## start Data excerpt
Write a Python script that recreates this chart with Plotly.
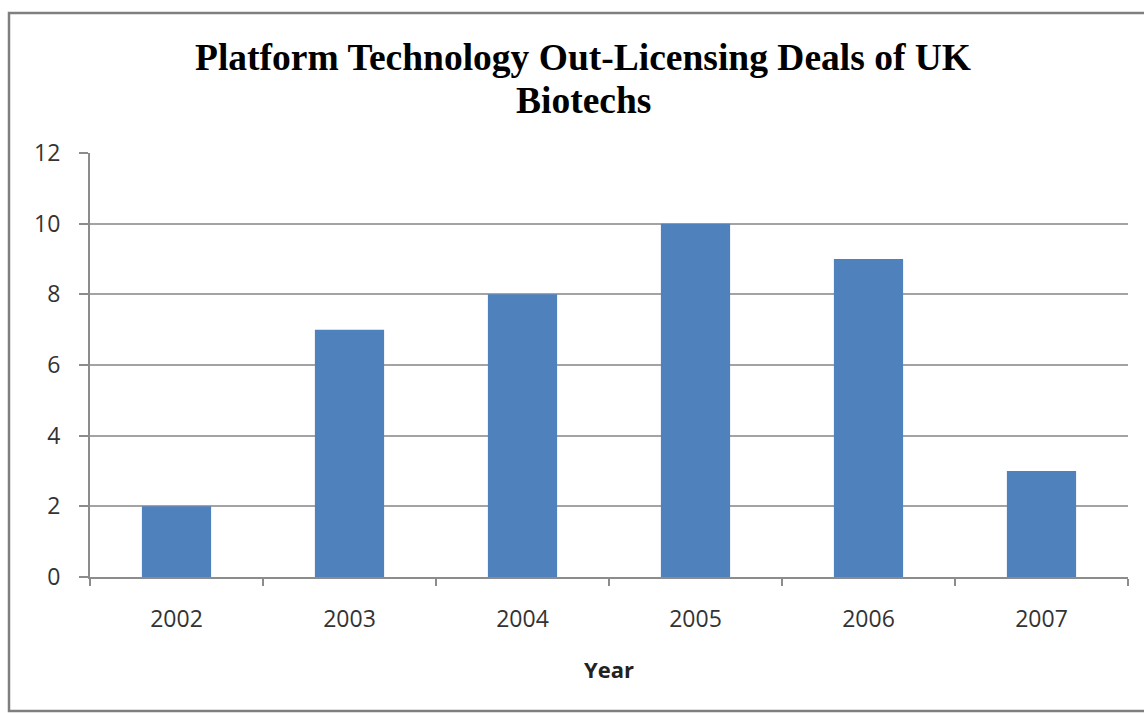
import plotly.graph_objects as go

years = ["2002", "2003", "2004", "2005", "2006", "2007"]
deals = [2, 7, 8, 10, 9, 3]
title_lines = ["Platform Technology Out-Licensing Deals of UK", "Biotechs"]
x_title = "Year"

W, H = 1144, 713
L, R, T, B = 90, 16, 153, 136
pw, ph = W - L - R, H - T - B

def px(x):
    return (x - L) / pw

def py(y):
    return (H - B - y) / ph

fig = go.Figure(go.Bar(x=years, y=deals, marker=dict(color="#4f81bd", line=dict(width=0)), width=0.4))

fig.update_layout(
    width=W, height=H,
    margin=dict(l=L, r=R, t=T, b=B),
    paper_bgcolor="white", plot_bgcolor="white",
    showlegend=False,
    font=dict(family="Open Sans", size=23, color="#333333"),
    bargap=0.6,
)
fig.update_xaxes(
    type="category", showgrid=False, showline=True, linecolor="#8c8c8c", linewidth=2,
    ticks="outside", ticklen=7, tickcolor="#8c8c8c", tickwidth=2, tickson="boundaries",
    tickfont=dict(family="Open Sans", size=23, color="#333333"),
    ticklabelstandoff=20,
    range=[-0.5, 5.5],
    title=dict(text="<b>" + x_title + "</b>", font=dict(family="Open Sans", size=22, color="#222222"), standoff=30),
)
fig.update_yaxes(
    range=[0, 12], dtick=2, showgrid=True, gridcolor="#a3a3a3", gridwidth=1.5,
    showline=True, linecolor="#8c8c8c", linewidth=2, zeroline=False,
    ticks="outside", ticklen=9, tickcolor="#8c8c8c", tickwidth=2,
    tickfont=dict(family="Open Sans", size=23, color="#333333"),
    ticklabelstandoff=14,
)

for i, (line, ycen) in enumerate(zip(title_lines, [58, 101])):
    fig.add_annotation(
        text="<b>" + line + "</b>", xref="paper", yref="paper",
        x=px(583), y=py(ycen), xanchor="center", yanchor="middle", showarrow=False,
        font=dict(family="Liberation Serif", size=37.5, color="black"),
    )

fig.add_shape(type="rect", xref="paper", yref="paper",
              x0=px(9), x1=px(1160), y0=py(711), y1=py(13),
              line=dict(color="#7f7f7f", width=2.5), layer="below")

fig.write_html("out.html")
## end Data excerpt
• **Written exercise**
Quote the data exactly, leaving every image out of the copy.

• **Task response**
Write a Python script that recreates this chart with Plotly.
import plotly.graph_objects as go

years = ["2002", "2003", "2004", "2005", "2006", "2007"]
deals = [2, 7, 8, 10, 9, 3]
title_lines = ["Platform Technology Out-Licensing Deals of UK", "Biotechs"]
x_title = "Year"

W, H = 1144, 713
L, R, T, B = 90, 16, 153, 136
pw, ph = W - L - R, H - T - B

def px(x):
    return (x - L) / pw

def py(y):
    return (H - B - y) / ph

fig = go.Figure(go.Bar(x=years, y=deals, marker=dict(color="#4f81bd", line=dict(width=0)), width=0.4))

fig.update_layout(
    width=W, height=H,
    margin=dict(l=L, r=R, t=T, b=B),
    paper_bgcolor="white", plot_bgcolor="white",
    showlegend=False,
    font=dict(family="Open Sans", size=23, color="#333333"),
    bargap=0.6,
)
fig.update_xaxes(
    type="category", showgrid=False, showline=True, linecolor="#8c8c8c", linewidth=2,
    ticks="outside", ticklen=7, tickcolor="#8c8c8c", tickwidth=2, tickson="boundaries",
    tickfont=dict(family="Open Sans", size=23, color="#333333"),
    ticklabelstandoff=20,
    range=[-0.5, 5.5],
    title=dict(text="<b>" + x_title + "</b>", font=dict(family="Open Sans", size=22, color="#222222"), standoff=30),
)
fig.update_yaxes(
    range=[0, 12], dtick=2, showgrid=True, gridcolor="#a3a3a3", gridwidth=1.5,
    showline=True, linecolor="#8c8c8c", linewidth=2, zeroline=False,
    ticks="outside", ticklen=9, tickcolor="#8c8c8c", tickwidth=2,
    tickfont=dict(family="Open Sans", size=23, color="#333333"),
    ticklabelstandoff=14,
)

for i, (line, ycen) in enumerate(zip(title_lines, [58, 101])):
    fig.add_annotation(
        text="<b>" + line + "</b>", xref="paper", yref="paper",
        x=px(583), y=py(ycen), xanchor="center", yanchor="middle", showarrow=False,
        font=dict(family="Liberation Serif", size=37.5, color="black"),
    )

fig.add_shape(type="rect", xref="paper", yref="paper",
              x0=px(9), x1=px(1160), y0=py(711), y1=py(13),
              line=dict(color="#7f7f7f", width=2.5), layer="below")

fig.write_html("out.html")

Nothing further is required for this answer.